We define emergence as the globally averaged or regional deviation of the projected temperature variability for the period 2080–2099 from the full range of past unforced temperature variability. The range of unforced variability is determined by calculating the temporal standard deviation for all consecutive overlapping 100-year periods of the respective preindustrial control simulation of a SMILE. Emergence occurs if

$${\mathrm {avg}}({\sigma }_{{\mathrm {ens}}},2080-2099)(N,t) \, > \, {\mathrm {max}}({\sigma }_{{\mathrm {piC}}})$$
(3)

or

$${\mathrm {avg}}({\sigma }_{{\mathrm {ens}}},2080-2099)(N,t) \, < \, {\mathrm {min}}({\sigma }_{{\mathrm {piC}}})$$
(4)

where N is the number of ensemble simulations of each model and σpiC is the standard deviation of a 100-year long segment of the preindustrial control simulation.

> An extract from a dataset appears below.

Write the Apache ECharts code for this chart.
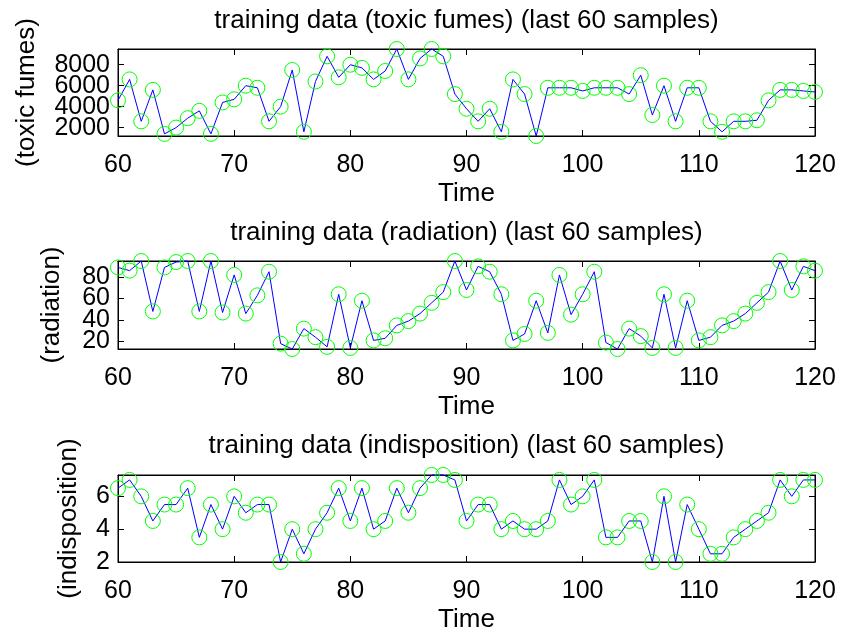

The ensemble standard deviations derived for each year are averaged for the 20-year time window 2080–2099 for robust results of the projected end-of-century temperature variability.

Significance testing

A significant change in temperature variability as shown by stippling is calculated using an F-test at a 5% two-sided significance level. In Fig. 4b, the F-test is partly less stringent than the emergence because the statistical significance directly depends on the length of the preindustrial control simulation of a model. For models with long preindustrial control simulations, i.e. MPI-ESM-LR, this results in larger regions with statistically significant change than regions that emerge from the larger range of sampled standard deviation.

Observational uncertainty and masking

To account for data gaps and uncertainty in the observational products, we mask out grid points with insufficient temporal coverage especially early in the record. We base our analysis on the non-infilled HadCRUT5 record and mask out grid points that contain less than 25 years of data in the 50-year reference period 1920–1969. This mask is also applied to the other observational products.

Modelling of vegetation in SMILEs

The SMILE models simulate vegetation dynamics differently71: GFDL-CM3, GFDL-ESM2M and MPI-ESM-LR include a fully dynamic vegetation model. CanESM2, CanESM5, CESM1-CAM5, EC-EARTH, IPSL-CM6A-LR, and MIROC6 predict vegetation phenology. CSIRO-Mk3.6.0 has prescribed vegetation properties.